Essentially, GE’s investment in the M&D Center is part of its commitment to drive the digital transformation of the power sector and leverage data and insights to support today’s dynamic energy market.
Joseph Anis, CEO and President GE Gas Power, Europe, Middle East and Africa, EMEA, said, “It is critical to have asset visibility 24/7 and Make data driven decisions so we can ultimately serve the community better by meeting their Electricity needs more reliably.”
Supporting Energy Transition
GE has also indicated key interest in helping Nigeria achieve its energy transition drive.
Globally, electricity and heat production account for up to 40 per cent of carbon dioxide emissions and there are still up to 770 million people in the world without reliable access to power and the demand for electricity continues to grow.
Reducing carbon emissions from the power sector will play a critical role in addressing climate change.

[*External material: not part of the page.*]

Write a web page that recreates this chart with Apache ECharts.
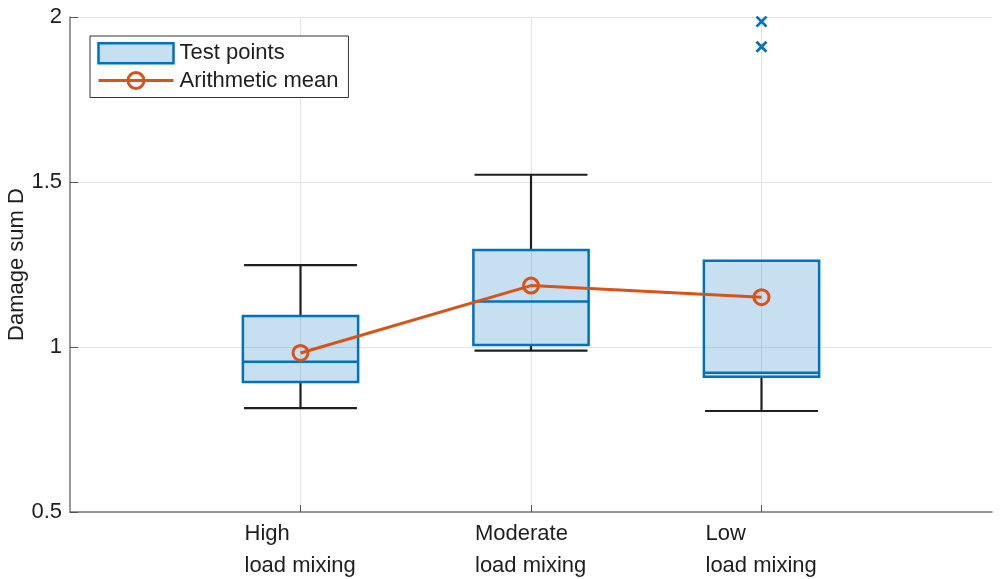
<!DOCTYPE html>
<html>
<head>
<meta charset="utf-8">
<script src="https://cdn.jsdelivr.net/npm/echarts@6/dist/echarts.min.js"></script>
<style>
html,body{margin:0;padding:0;background:#fff;}
#chart{width:1000px;height:579px;}
</style>
</head>
<body>
<div id="chart"></div>
<script>
// ---- data ----
const categories = ['High\nload mixing', 'Moderate\nload mixing', 'Low\nload mixing'];
const whiskerLow  = [0.815, 0.989, 0.806];
const q1          = [0.894, 1.006, 0.910];
const median      = [0.955, 1.138, 0.922];
const q3          = [1.094, 1.294, 1.261];
const whiskerHigh = [1.248, 1.522, 1.261];
const means       = [0.982, 1.186, 1.151];
// outliers: [category index, value]
const outliers    = [[2, 1.986], [2, 1.910]];
const yMin = 0.5, yMax = 2, yStep = 0.5;
const seriesNames = ['Test points', 'Arithmetic mean'];

// ---- build ----
const xData = [''].concat(categories, ['']);
const boxData = categories.map((c, i) => [i + 1, whiskerLow[i], q1[i], median[i], q3[i], whiskerHigh[i]]);
const meanData = means.map((m, i) => [i + 1, m]);
const outlierData = outliers.map(o => [o[0] + 1, o[1]]);

const BLUE = '#0072BD';
const FILL = 'rgba(0,114,189,0.22)';
const ORANGE = '#D95319';
const FONT = 'Liberation Sans, Arial, sans-serif';
const TXT = '#1e1e1e';

const chart = echarts.init(document.getElementById('chart'), null, {renderer: 'canvas'});
chart.setOption({
  animation: false,
  backgroundColor: '#fff',
  textStyle: {fontFamily: FONT},
  grid: {left: 70, right: 8, top: 17, bottom: 67, containLabel: false, outerBoundsMode: 'none'},
  legend: {
    left: 90, top: 36,
    orient: 'vertical',
    itemWidth: 75, itemHeight: 20,
    itemGap: 5,
    padding: [6, 10, 6, 7],
    borderColor: '#333', borderWidth: 1,
    backgroundColor: '#fff',
    selectedMode: false,
    textStyle: {fontFamily: FONT, fontSize: 22, color: TXT, padding: [0, 0, 0, 1]},
    data: [
      {name: seriesNames[0], icon: 'rect', itemStyle: {color: FILL, borderColor: BLUE, borderWidth: 2.5}},
      {name: seriesNames[1], lineStyle: {color: ORANGE, width: 3},
        itemStyle: {color: 'rgba(0,0,0,0)', borderColor: ORANGE, borderWidth: 3}}
    ]
  },
  xAxis: {
    type: 'category',
    data: xData,
    boundaryGap: false,
    axisLine: {show: true, lineStyle: {color: '#777', width: 1.5}},
    axisTick: {show: true, inside: true, length: 7, lineStyle: {color: '#555'},
      interval: function (idx) { return idx > 0 && idx < xData.length - 1; }},
    splitLine: {show: true, lineStyle: {color: '#e3e3e3', width: 1},
      interval: function (idx) { return idx > 0 && idx < xData.length - 1; }},
    axisLabel: {
      interval: 0,
      margin: 6,
      color: TXT,
      fontFamily: FONT,
      fontSize: 22,
      formatter: function (v) {
        if (!v) return '';
        return v.split('\n').map(s => '{a|' + s + '}').join('\n');
      },
      rich: {a: {width: 112, align: 'left', fontSize: 22, lineHeight: 32, fontFamily: FONT, color: TXT}}
    }
  },
  yAxis: {
    type: 'value',
    min: yMin, max: yMax, interval: yStep,
    name: 'Damage sum D',
    nameLocation: 'middle',
    nameGap: 42,
    nameMoveOverlap: false,
    nameTextStyle: {fontFamily: FONT, fontSize: 22, color: TXT},
    axisLine: {show: true, lineStyle: {color: '#777', width: 1.5}},
    axisTick: {show: true, inside: true, length: 8, lineStyle: {color: '#555'}},
    splitLine: {show: true, lineStyle: {color: '#e3e3e3', width: 1}},
    axisLabel: {color: TXT, fontFamily: FONT, fontSize: 22, margin: 8,
      formatter: function (v) { return String(v); }}
  },
  series: [
    {
      name: seriesNames[0],
      type: 'custom',
      itemStyle: {color: FILL, borderColor: BLUE, borderWidth: 2.5},
      encode: {x: 0, y: [1, 2, 3, 4, 5]},
      data: boxData,
      z: 2,
      renderItem: function (params, api) {
        const x = api.value(0);
        const pLo = api.coord([x, api.value(1)]);
        const pQ1 = api.coord([x, api.value(2)]);
        const pMed = api.coord([x, api.value(3)]);
        const pQ3 = api.coord([x, api.value(4)]);
        const pHi = api.coord([x, api.value(5)]);
        const unit = api.size([1, 0])[0];
        const bw = unit * 0.5;
        const cw = unit * 0.245;
        const cx = pQ1[0];
        const wStyle = {stroke: '#1f1f1f', lineWidth: 2.2};
        const children = [];
        if (pHi[1] < pQ3[1] - 0.5) {
          children.push({type: 'line', shape: {x1: cx, y1: pQ3[1], x2: cx, y2: pHi[1]}, style: wStyle});
          children.push({type: 'line', shape: {x1: cx - cw, y1: pHi[1], x2: cx + cw, y2: pHi[1]}, style: wStyle});
        }
        if (pLo[1] > pQ1[1] + 0.5) {
          children.push({type: 'line', shape: {x1: cx, y1: pQ1[1], x2: cx, y2: pLo[1]}, style: wStyle});
          children.push({type: 'line', shape: {x1: cx - cw, y1: pLo[1], x2: cx + cw, y2: pLo[1]}, style: wStyle});
        }
        children.push({type: 'rect',
          shape: {x: cx - bw / 2, y: pQ3[1], width: bw, height: pQ1[1] - pQ3[1]},
          style: {fill: FILL, stroke: BLUE, lineWidth: 2.5}});
        children.push({type: 'line', shape: {x1: cx - bw / 2, y1: pMed[1], x2: cx + bw / 2, y2: pMed[1]},
          style: {stroke: BLUE, lineWidth: 2.5}});
        return {type: 'group', children: children};
      }
    },
    {
      name: 'outliers',
      type: 'scatter',
      data: outlierData,
      symbol: 'path://M0,0L10,10M10,0L0,10',
      symbolSize: 10,
      itemStyle: {color: 'rgba(0,0,0,0)', borderColor: BLUE, borderWidth: 2.8, opacity: 1},
      z: 3
    },
    {
      name: seriesNames[1],
      type: 'line',
      data: meanData,
      symbol: 'circle',
      symbolSize: 15,
      lineStyle: {color: ORANGE, width: 3},
      itemStyle: {color: 'rgba(0,0,0,0)', borderColor: ORANGE, borderWidth: 3},
      z: 4
    }
  ]
});
</script>
</body>
</html>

GE notes that as efforts move up to reach net zero carbon emissions ambition there can be no doubt that the world needs to invest at scale and With speed in new renewable energy projects
Unfortunately it observed that these investments are not occurring fast enough, pointing that renewable energy is expected to account for less than 50 per cent of total global electricity supply in 2040 and the challenge at hand is not as simple as solving for sustainability.
Anis, declared that efforts should be made to address he energy trilemma to achieve more reliable, affordable and sustainable power, while energy demand continues to rise.